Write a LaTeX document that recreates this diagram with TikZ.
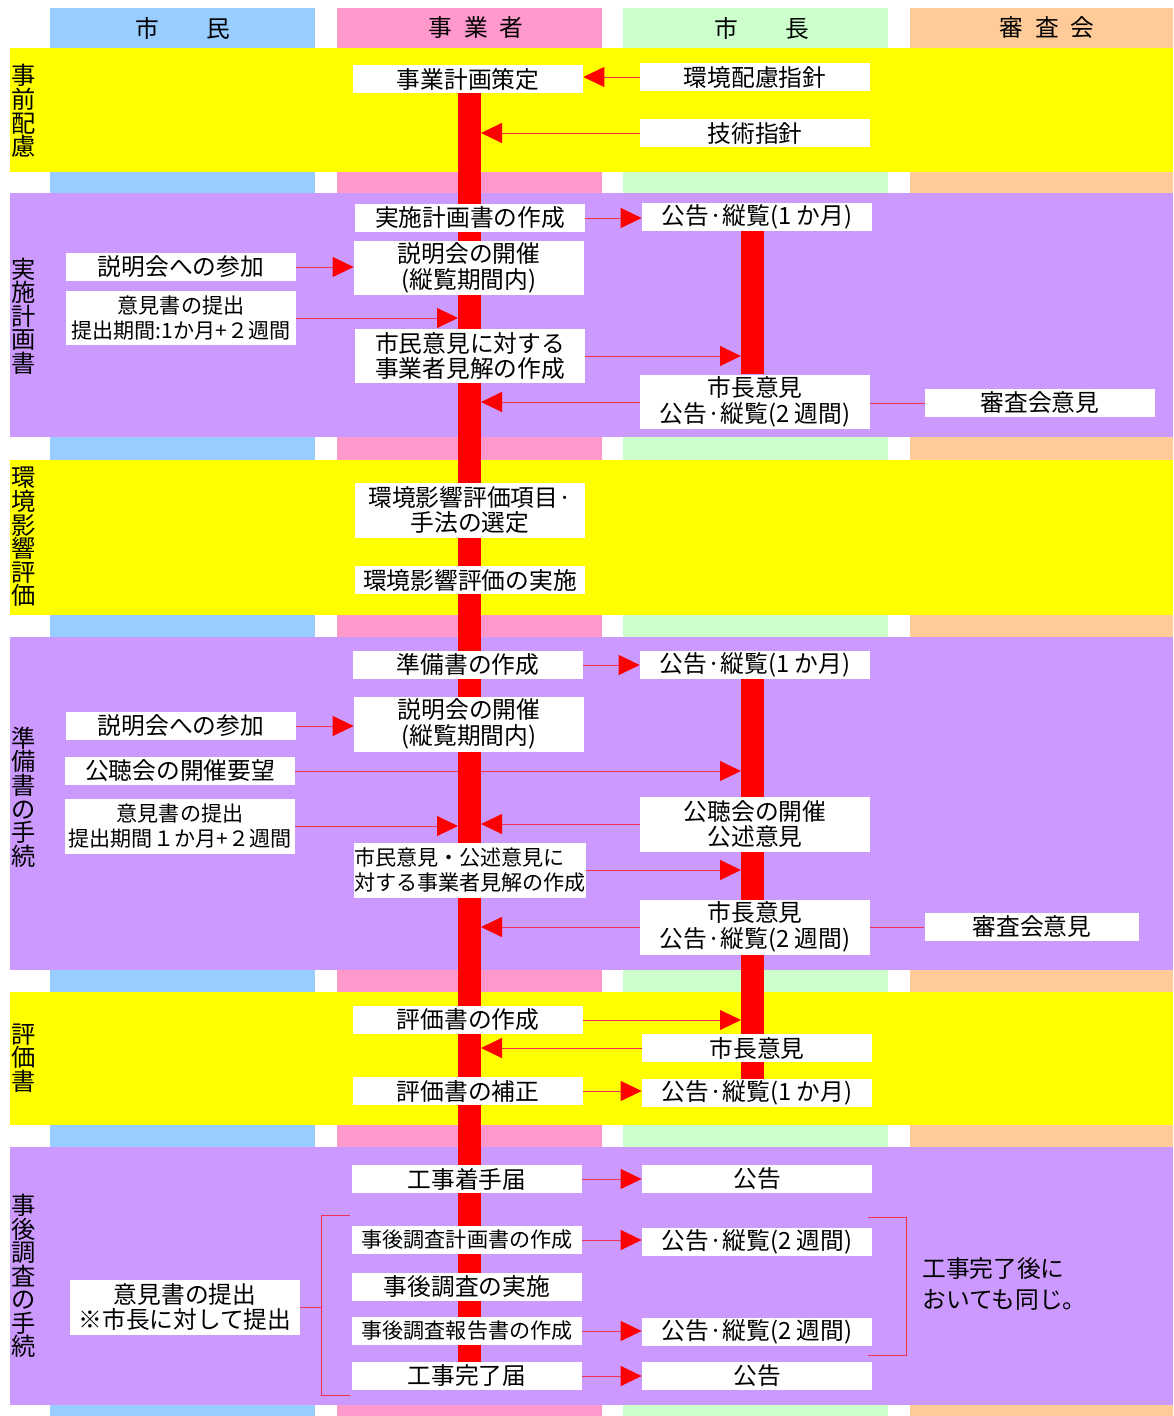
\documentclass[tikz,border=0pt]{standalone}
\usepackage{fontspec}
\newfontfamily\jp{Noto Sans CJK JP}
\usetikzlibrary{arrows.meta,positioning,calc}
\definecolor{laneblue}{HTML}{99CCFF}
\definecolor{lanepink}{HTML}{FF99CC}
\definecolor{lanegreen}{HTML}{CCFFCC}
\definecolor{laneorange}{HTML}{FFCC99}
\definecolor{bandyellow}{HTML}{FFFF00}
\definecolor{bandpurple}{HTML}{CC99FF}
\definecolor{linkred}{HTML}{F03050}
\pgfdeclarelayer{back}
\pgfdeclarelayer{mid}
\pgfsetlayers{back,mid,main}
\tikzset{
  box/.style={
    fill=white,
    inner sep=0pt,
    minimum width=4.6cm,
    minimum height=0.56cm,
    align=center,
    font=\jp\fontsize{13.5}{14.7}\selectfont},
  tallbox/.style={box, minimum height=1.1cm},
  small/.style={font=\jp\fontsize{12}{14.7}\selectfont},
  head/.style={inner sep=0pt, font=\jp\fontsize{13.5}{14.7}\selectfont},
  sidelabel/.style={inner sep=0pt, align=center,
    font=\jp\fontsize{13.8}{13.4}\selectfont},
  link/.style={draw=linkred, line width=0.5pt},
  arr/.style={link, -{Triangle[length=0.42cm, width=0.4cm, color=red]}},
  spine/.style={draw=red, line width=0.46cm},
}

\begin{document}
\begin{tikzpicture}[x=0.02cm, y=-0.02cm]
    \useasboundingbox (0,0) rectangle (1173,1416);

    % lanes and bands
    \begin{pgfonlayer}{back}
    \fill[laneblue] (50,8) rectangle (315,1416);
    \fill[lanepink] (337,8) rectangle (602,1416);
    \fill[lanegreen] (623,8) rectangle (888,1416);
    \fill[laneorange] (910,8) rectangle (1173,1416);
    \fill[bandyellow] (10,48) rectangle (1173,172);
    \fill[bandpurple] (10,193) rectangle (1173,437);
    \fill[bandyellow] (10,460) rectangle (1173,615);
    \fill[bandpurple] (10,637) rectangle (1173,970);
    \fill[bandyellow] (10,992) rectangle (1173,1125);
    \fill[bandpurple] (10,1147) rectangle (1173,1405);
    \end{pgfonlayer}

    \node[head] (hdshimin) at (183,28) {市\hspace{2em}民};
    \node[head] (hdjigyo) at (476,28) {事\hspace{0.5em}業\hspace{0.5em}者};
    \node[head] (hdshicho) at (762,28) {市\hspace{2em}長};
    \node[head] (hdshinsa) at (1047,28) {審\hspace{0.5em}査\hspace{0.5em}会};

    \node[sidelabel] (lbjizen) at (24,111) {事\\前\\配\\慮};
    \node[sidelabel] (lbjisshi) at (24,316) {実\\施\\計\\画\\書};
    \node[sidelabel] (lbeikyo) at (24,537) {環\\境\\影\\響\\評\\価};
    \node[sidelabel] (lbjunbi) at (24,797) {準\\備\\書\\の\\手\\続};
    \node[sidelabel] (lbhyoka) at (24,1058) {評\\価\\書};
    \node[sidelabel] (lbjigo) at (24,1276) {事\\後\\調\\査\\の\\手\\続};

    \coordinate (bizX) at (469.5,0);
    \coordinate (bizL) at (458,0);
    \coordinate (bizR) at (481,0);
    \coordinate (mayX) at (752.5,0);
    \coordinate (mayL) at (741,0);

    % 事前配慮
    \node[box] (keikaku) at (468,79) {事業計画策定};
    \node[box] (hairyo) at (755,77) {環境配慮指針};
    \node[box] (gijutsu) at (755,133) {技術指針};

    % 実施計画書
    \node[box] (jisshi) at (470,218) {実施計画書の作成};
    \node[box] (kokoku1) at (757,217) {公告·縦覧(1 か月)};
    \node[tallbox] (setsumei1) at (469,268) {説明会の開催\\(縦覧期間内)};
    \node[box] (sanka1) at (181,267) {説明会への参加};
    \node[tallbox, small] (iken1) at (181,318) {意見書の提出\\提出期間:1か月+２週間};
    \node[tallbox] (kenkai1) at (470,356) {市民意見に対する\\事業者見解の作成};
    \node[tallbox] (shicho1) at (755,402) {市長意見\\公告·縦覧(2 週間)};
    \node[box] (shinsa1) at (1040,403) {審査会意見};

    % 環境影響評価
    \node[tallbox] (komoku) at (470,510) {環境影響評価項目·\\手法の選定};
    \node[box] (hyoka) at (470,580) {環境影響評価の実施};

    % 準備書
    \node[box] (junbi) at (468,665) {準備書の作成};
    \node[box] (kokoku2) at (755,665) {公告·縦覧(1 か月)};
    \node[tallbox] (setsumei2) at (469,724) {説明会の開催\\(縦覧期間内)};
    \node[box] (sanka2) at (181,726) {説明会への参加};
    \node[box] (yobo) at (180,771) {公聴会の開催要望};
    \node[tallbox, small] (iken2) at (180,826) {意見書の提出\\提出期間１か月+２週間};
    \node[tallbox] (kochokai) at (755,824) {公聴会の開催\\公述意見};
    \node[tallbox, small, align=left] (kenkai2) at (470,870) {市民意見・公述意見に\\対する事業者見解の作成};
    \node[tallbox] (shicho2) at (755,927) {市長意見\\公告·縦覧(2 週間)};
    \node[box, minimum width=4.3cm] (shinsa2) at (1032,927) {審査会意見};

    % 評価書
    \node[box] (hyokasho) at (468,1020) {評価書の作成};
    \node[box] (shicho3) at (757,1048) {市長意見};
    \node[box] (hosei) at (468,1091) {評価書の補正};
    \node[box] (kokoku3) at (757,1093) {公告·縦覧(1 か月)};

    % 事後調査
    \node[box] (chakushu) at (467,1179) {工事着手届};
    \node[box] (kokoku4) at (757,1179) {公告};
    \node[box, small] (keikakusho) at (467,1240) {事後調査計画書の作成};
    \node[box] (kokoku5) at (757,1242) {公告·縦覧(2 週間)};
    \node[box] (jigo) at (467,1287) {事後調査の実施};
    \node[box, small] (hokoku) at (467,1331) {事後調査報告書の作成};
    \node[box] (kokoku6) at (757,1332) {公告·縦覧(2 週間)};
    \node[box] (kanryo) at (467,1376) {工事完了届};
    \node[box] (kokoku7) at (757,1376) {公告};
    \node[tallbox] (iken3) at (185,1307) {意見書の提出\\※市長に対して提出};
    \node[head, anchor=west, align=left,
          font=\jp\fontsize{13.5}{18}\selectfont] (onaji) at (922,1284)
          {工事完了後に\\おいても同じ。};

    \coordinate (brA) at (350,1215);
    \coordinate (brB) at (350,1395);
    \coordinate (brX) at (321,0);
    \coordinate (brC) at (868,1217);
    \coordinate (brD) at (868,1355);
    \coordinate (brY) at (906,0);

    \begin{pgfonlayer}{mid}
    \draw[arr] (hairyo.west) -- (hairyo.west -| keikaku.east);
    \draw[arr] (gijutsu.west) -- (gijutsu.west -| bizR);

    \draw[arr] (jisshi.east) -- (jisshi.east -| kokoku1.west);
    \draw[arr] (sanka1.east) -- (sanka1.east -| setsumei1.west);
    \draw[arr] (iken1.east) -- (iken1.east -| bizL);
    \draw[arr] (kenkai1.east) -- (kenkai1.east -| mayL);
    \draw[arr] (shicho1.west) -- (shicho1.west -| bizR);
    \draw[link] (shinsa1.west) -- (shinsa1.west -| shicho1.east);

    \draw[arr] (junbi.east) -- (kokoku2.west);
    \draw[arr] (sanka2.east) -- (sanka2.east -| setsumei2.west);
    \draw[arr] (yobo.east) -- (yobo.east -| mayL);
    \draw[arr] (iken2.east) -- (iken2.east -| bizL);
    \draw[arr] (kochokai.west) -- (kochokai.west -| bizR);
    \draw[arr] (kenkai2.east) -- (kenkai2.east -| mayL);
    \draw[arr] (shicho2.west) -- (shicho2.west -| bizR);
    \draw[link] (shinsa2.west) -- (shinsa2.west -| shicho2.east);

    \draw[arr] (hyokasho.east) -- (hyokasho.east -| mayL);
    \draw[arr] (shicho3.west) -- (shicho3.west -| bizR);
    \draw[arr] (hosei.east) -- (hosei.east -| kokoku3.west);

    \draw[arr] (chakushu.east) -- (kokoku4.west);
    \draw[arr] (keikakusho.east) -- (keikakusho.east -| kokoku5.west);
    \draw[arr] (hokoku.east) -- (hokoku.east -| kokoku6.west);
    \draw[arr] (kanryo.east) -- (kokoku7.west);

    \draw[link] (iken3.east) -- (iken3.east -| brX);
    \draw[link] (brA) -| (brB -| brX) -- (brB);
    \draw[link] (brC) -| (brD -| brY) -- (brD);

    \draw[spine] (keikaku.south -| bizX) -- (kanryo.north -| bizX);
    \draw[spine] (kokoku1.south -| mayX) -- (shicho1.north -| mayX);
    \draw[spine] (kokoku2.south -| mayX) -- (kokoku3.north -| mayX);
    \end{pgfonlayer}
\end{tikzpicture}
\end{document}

■ ■ ■ ■

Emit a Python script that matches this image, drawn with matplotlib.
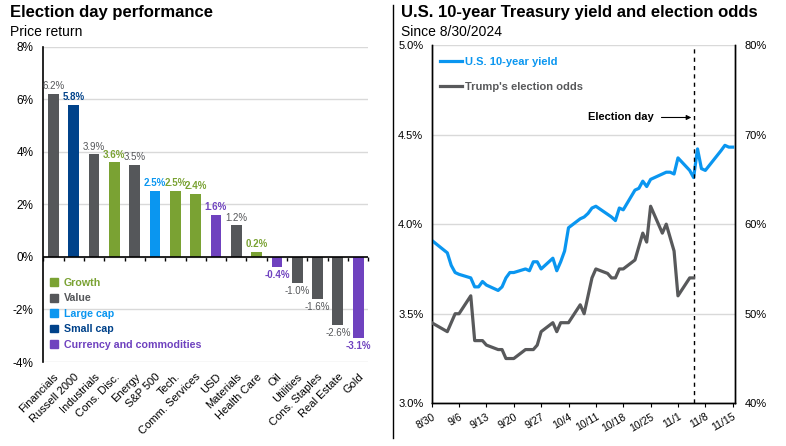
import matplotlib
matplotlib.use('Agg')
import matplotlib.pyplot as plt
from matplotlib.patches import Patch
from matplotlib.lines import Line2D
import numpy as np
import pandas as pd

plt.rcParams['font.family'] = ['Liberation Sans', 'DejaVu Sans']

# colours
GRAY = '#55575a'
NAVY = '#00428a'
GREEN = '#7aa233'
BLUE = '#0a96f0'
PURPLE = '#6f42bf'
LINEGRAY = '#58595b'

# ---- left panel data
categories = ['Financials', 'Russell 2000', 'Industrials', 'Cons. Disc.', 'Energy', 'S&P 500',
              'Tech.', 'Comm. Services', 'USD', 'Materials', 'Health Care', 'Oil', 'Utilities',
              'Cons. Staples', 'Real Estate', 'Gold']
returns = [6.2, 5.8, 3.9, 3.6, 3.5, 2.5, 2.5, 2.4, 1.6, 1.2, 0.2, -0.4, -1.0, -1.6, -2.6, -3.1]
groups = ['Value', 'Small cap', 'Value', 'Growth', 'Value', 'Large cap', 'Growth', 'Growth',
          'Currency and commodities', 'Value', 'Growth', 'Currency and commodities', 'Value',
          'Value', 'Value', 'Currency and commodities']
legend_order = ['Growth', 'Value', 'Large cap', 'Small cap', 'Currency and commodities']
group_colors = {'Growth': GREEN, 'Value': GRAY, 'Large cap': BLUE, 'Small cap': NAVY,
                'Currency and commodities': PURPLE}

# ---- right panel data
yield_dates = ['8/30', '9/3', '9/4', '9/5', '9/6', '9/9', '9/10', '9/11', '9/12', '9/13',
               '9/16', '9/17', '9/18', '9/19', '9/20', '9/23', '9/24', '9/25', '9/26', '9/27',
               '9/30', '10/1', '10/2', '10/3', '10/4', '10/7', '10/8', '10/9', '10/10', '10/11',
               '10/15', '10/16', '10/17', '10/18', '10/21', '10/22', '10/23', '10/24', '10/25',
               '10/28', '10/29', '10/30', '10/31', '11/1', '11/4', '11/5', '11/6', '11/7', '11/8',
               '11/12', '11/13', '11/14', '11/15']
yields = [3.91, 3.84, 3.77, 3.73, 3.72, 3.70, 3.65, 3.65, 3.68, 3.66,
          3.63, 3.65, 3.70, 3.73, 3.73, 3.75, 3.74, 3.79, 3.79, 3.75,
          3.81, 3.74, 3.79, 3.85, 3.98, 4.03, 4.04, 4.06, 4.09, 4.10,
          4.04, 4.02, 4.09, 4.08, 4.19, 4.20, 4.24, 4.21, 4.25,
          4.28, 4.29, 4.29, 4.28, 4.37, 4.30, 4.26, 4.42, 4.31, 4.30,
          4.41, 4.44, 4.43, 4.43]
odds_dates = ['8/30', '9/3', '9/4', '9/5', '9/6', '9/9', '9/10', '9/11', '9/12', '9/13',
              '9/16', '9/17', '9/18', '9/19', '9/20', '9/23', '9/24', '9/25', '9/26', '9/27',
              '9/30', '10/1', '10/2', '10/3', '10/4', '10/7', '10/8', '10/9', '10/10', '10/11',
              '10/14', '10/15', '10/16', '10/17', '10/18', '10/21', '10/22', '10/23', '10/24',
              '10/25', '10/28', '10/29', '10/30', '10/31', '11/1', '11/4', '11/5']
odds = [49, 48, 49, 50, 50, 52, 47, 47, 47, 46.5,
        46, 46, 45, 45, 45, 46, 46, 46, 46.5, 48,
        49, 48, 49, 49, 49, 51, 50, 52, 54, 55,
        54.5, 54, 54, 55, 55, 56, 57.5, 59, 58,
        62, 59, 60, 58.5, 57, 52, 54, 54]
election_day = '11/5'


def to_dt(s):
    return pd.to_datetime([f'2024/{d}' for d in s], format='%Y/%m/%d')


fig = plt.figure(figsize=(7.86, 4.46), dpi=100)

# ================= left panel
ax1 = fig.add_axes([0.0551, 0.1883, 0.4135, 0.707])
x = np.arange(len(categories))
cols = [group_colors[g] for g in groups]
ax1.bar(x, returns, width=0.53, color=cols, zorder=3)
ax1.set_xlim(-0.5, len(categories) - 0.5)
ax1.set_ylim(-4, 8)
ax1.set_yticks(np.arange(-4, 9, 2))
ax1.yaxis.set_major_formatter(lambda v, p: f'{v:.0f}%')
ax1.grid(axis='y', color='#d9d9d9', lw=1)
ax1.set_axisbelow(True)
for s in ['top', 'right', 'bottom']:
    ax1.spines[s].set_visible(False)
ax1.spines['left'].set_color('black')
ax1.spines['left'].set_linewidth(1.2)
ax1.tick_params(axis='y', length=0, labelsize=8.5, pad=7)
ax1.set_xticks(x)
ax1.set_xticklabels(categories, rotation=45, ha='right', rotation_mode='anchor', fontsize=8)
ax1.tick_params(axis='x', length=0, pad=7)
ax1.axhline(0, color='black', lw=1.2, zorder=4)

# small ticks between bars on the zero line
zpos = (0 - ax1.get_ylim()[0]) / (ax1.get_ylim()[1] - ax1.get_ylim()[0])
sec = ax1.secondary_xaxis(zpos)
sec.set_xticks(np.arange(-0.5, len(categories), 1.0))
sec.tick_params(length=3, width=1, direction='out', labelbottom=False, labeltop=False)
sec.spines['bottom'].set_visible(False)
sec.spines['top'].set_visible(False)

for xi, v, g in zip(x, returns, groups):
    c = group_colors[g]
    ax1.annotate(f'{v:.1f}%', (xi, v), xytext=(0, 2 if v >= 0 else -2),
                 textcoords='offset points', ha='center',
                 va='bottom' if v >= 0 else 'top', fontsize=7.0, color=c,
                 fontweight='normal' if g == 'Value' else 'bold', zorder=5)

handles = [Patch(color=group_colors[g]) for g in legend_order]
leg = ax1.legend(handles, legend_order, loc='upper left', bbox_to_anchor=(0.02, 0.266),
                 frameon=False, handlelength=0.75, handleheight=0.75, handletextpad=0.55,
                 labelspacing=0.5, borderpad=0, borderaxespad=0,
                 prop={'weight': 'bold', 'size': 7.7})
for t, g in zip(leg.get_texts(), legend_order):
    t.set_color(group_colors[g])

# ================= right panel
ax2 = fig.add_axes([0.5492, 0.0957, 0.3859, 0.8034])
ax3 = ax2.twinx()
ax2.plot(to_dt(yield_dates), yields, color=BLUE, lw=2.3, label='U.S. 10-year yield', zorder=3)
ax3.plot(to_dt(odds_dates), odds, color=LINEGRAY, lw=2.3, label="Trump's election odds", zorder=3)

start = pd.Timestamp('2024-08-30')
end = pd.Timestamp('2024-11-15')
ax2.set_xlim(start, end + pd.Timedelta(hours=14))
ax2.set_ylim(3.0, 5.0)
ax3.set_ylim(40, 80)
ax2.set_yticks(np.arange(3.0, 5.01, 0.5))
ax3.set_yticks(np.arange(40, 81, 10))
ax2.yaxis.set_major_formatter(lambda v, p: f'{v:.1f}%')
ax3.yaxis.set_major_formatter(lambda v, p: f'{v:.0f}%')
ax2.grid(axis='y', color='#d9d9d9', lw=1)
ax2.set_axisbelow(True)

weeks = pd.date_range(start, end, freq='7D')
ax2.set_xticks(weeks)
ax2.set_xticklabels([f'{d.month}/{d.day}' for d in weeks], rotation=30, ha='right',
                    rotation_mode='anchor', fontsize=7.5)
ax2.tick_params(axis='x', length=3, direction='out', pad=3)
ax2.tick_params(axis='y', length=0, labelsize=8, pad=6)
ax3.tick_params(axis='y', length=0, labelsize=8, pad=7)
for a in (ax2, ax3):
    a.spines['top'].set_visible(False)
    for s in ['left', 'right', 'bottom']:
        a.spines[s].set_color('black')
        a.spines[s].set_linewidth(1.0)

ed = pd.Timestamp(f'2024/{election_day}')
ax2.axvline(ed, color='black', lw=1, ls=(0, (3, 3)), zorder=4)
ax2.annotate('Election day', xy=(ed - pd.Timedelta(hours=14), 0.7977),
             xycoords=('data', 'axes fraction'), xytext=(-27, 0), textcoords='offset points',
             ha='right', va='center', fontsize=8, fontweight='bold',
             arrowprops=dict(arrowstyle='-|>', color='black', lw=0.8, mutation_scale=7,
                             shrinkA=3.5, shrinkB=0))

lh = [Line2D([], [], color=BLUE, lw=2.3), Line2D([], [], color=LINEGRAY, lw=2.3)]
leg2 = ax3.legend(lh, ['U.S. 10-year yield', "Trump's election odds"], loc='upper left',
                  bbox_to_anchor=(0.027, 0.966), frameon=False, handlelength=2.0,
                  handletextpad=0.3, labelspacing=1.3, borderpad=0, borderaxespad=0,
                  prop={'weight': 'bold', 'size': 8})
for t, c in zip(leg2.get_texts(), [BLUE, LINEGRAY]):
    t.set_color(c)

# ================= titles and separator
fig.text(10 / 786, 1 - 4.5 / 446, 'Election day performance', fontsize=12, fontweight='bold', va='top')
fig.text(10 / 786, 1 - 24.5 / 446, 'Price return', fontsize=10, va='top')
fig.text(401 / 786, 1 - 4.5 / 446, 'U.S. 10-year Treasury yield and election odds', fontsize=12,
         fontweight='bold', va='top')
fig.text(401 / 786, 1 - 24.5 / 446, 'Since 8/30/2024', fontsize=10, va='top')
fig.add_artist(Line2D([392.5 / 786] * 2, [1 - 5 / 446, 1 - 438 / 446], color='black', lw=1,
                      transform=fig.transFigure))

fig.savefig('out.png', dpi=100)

■ ■ ■ ■

- [Given problem]
Give back exactly the lines from the one that holds "Emit a Python" to the one that holds "import pandas as pd", with both ends and without the images.

- [Exercise output]
Emit a Python script that matches this image, drawn with matplotlib.
import matplotlib
matplotlib.use('Agg')
import matplotlib.pyplot as plt
from matplotlib.patches import Patch
from matplotlib.lines import Line2D
import numpy as np
import pandas as pd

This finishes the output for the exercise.